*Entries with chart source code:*
++++++++++

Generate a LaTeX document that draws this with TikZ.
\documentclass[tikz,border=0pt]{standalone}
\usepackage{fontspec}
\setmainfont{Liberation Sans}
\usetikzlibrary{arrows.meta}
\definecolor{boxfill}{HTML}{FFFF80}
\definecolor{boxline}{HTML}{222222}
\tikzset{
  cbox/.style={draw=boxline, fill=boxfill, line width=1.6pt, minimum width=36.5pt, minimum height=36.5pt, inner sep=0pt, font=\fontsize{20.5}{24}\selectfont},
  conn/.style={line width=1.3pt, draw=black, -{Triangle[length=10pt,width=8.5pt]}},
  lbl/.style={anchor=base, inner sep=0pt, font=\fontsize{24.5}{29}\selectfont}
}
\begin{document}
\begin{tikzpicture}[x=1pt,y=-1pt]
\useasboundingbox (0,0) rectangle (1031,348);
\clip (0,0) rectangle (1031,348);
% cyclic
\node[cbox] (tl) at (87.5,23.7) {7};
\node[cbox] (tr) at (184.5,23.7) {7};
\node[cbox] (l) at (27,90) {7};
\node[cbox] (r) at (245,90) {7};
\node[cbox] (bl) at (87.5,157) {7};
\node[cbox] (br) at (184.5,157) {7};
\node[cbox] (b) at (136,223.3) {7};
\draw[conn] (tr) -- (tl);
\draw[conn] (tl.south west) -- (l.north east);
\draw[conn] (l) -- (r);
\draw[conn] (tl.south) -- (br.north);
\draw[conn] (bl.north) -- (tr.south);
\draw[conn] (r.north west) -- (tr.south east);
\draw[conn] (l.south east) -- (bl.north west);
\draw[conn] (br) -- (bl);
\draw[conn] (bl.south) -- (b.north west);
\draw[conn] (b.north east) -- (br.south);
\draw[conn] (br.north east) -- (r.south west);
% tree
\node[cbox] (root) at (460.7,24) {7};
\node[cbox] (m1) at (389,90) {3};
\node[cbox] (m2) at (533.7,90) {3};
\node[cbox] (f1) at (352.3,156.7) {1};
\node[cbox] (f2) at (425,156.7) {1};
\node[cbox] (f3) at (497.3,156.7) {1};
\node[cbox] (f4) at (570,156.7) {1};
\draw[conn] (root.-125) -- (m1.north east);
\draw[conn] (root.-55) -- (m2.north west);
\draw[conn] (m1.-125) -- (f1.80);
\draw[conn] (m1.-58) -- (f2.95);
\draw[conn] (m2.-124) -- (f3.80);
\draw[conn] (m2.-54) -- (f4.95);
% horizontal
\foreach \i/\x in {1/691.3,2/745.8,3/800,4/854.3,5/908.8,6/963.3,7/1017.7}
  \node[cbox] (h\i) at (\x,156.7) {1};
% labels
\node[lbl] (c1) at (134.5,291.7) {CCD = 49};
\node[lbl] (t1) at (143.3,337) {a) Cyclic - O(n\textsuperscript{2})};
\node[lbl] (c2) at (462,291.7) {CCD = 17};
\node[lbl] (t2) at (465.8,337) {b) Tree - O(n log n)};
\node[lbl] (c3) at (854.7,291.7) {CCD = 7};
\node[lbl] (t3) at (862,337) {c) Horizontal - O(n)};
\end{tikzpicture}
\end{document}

++++++++++

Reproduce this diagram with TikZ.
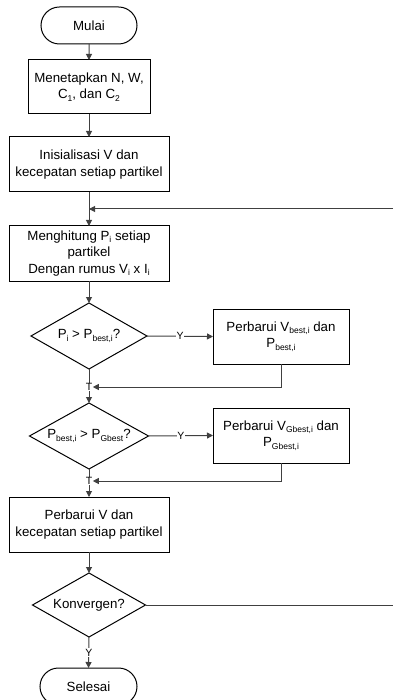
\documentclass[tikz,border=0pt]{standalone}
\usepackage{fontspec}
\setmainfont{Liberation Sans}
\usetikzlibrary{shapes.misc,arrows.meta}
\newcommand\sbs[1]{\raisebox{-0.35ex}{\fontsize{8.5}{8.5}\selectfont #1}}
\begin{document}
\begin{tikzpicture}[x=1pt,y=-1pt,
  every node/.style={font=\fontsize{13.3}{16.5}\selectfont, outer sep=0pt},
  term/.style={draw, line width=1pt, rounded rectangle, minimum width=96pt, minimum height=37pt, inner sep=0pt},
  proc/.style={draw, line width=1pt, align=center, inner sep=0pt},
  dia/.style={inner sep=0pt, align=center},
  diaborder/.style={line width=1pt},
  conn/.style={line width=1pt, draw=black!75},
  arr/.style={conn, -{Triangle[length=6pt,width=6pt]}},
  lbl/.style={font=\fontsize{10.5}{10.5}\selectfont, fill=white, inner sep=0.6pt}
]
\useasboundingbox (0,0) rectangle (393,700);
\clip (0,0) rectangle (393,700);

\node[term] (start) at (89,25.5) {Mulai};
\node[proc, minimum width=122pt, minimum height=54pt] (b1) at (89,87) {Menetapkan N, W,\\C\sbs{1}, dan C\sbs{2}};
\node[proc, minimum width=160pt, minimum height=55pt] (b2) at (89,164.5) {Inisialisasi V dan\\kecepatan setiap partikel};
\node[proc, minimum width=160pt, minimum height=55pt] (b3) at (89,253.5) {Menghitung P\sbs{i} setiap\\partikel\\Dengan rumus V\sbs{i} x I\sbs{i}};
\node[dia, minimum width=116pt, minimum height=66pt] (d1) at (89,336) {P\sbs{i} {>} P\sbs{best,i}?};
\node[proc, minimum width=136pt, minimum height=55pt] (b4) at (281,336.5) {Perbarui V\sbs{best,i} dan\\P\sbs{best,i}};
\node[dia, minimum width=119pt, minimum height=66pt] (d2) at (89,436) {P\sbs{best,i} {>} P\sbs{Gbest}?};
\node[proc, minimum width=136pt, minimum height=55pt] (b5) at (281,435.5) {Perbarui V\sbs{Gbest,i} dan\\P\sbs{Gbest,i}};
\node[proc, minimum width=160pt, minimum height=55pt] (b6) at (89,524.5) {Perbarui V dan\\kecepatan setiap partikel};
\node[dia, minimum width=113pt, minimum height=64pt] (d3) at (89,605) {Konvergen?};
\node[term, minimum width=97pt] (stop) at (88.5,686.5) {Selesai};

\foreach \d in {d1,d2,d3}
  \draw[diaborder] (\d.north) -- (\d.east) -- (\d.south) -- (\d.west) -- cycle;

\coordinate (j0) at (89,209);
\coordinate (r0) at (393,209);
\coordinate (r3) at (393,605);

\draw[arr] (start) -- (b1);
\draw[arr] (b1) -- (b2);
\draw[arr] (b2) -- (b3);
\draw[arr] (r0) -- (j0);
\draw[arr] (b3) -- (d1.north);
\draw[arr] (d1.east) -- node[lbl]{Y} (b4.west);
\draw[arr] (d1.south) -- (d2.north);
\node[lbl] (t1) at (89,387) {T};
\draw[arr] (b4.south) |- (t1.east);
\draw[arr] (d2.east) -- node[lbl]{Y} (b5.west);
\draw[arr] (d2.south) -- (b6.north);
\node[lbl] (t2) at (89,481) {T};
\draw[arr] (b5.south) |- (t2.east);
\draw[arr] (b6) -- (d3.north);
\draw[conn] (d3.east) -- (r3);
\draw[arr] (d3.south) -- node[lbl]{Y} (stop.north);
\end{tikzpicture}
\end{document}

++++++++++

*Given problem:*
Go through the listing above and pull out each line containing the word "this".

*Exercise result:*
Generate a LaTeX document that draws this with TikZ.
Reproduce this diagram with TikZ.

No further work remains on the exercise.